I think you're right about this, but progressives are also (intermittently, and usually whilst thinking of someone else) very upset that some people have more money than others do.

They're upset that some people get by just fine on a given amount of money while others struggle on incomes well above the median. IOW, they're unhappy about the consequences of poor choices made by free individuals, along with being unhappy that some people work harder, are naturally more talented or have better people skills, etc.

I used to love the phrase "outcome-based education" because outcomes are really what progressives want to control. If only they could find a way to render thrift, foresight, industriousness, virtue, responsibility, etc. totally irrelevant...

Grim said...

OK, well, "happier with" rather than "completely happy with." :) But jealousy is a longstanding problem in human society: that's why so many of those Ten Commandments talk about coveting.

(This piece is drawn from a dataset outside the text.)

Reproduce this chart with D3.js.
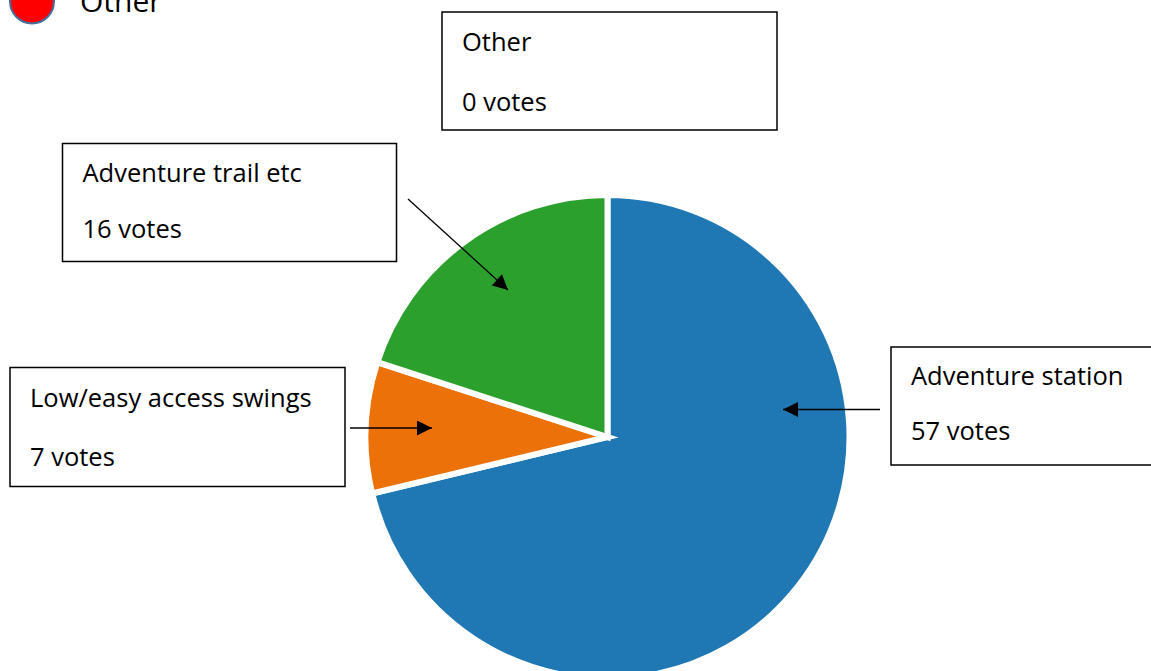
<!DOCTYPE html>
<html>
<head>
<meta charset="utf-8">
<script src="https://cdn.jsdelivr.net/npm/d3@7"></script>
<style>
  html, body { margin: 0; padding: 0; background: #fff; }
  svg { display: block; }
  text { font-family: "Open Sans", "Noto Sans", sans-serif; fill: #000; }
</style>
</head>
<body>
<svg id="chart" width="1151" height="671"></svg>
<script>
// Data
const categories = ["Adventure station", "Low/easy access swings", "Adventure trail etc", "Other"];
const votes = [57, 7, 16, 0];
const colors = ["#1f77b4", "#ec7108", "#2ca02c", "#ff0000"];
const legendLabels = ["Other"];

const svg = d3.select("#chart");
const cx = 607.5, cy = 437, R = 242;

const pie = d3.pie().sort(null).value(d => d)(votes);
const arc = d3.arc().innerRadius(0).outerRadius(R);
const color = d3.scaleOrdinal().domain(categories).range(colors);

const g = svg.append("g").attr("transform", `translate(${cx},${cy})`);
g.selectAll("path")
  .data(pie.filter(d => d.value > 0))
  .join("path")
  .attr("d", arc)
  .attr("fill", d => color(categories[d.index]))
  .attr("stroke", "#fff")
  .attr("stroke-width", 6)
  .attr("stroke-linejoin", "miter");

// Arrow marker
svg.append("defs").append("marker")
  .attr("id", "arrow")
  .attr("viewBox", "0 0 10 10")
  .attr("refX", 10).attr("refY", 5)
  .attr("markerUnits", "userSpaceOnUse")
  .attr("markerWidth", 16).attr("markerHeight", 15)
  .attr("orient", "auto")
  .append("path").attr("d", "M0,0 L10,5 L0,10 Z").attr("fill", "#000");

// Callout boxes (one per category)
const boxes = [
  {x: 891, y: 347, w: 270, h: 118, lines: [385, 440], arrow: [880, 409.5, 783, 409.5]},
  {x: 10, y: 367.5, w: 335, h: 119, lines: [407, 466], arrow: [350, 428, 432, 428]},
  {x: 62.5, y: 143.5, w: 334, h: 118, lines: [182, 238], arrow: [408, 199, 508, 290]},
  {x: 442, y: 12, w: 335, h: 118, lines: [51, 111], arrow: null}
];

categories.forEach((c, i) => {
  const b = boxes[i];
  svg.append("rect")
    .attr("x", b.x).attr("y", b.y).attr("width", b.w).attr("height", b.h)
    .attr("fill", "#fff").attr("stroke", "#000").attr("stroke-width", 1.5);
  svg.append("text").attr("x", b.x + 20).attr("y", b.lines[0])
    .attr("font-size", 25.5).text(c);
  svg.append("text").attr("x", b.x + 20).attr("y", b.lines[1])
    .attr("font-size", 25.5).text(`${votes[i]} votes`);
  if (b.arrow) {
    svg.append("line")
      .attr("x1", b.arrow[0]).attr("y1", b.arrow[1])
      .attr("x2", b.arrow[2]).attr("y2", b.arrow[3])
      .attr("stroke", "#000").attr("stroke-width", 1.3)
      .attr("marker-end", "url(#arrow)");
  }
});

// Legend (partially cut off at the top, as in the reference)
const leg = svg.append("g");
legendLabels.forEach(l => {
  const idx = categories.indexOf(l);
  leg.append("circle").attr("cx", 32).attr("cy", 1.5).attr("r", 22)
    .attr("fill", color(categories[idx])).attr("stroke", "#41719c").attr("stroke-width", 2);
  leg.append("text").attr("x", 80).attr("y", 12).attr("font-size", 30).text(l);
});
</script>
</body>
</html>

As someone I was reading recently pointed out, you're already forbidden to commit adultery well before we get a commandment not to covet the neighbor's wife. This isn't just a restatement of the claim that you shouldn't actually have sex with her, or actually try not to steal her for yourself. It's the jealousy that's the problem, way before there were 'progressives.'

Texan99 said...

So in this context, progressivism would be about redistributing someone else's wife, because envy is the approved social response to unequal possessions. How could we be heartless enough to deny people a wife?

Cass said...

That's why progressivism is so successful, destructive, and difficult to refute: it feeds a natural human tendency to overstate how much everyone else has, relative to what you have.

It feeds discontent and resentment.

Grim said...

You know, Tex, the place to look for that is China. Thanks to the One Child policy, which has led to massive-scale sex selective abortions (and outright infanticide), there is now a generation for whom there just are not enough wives. It'll be interesting to see how the Communist government handles the social tensions arising from that, although I suspect the answer is: corruptly.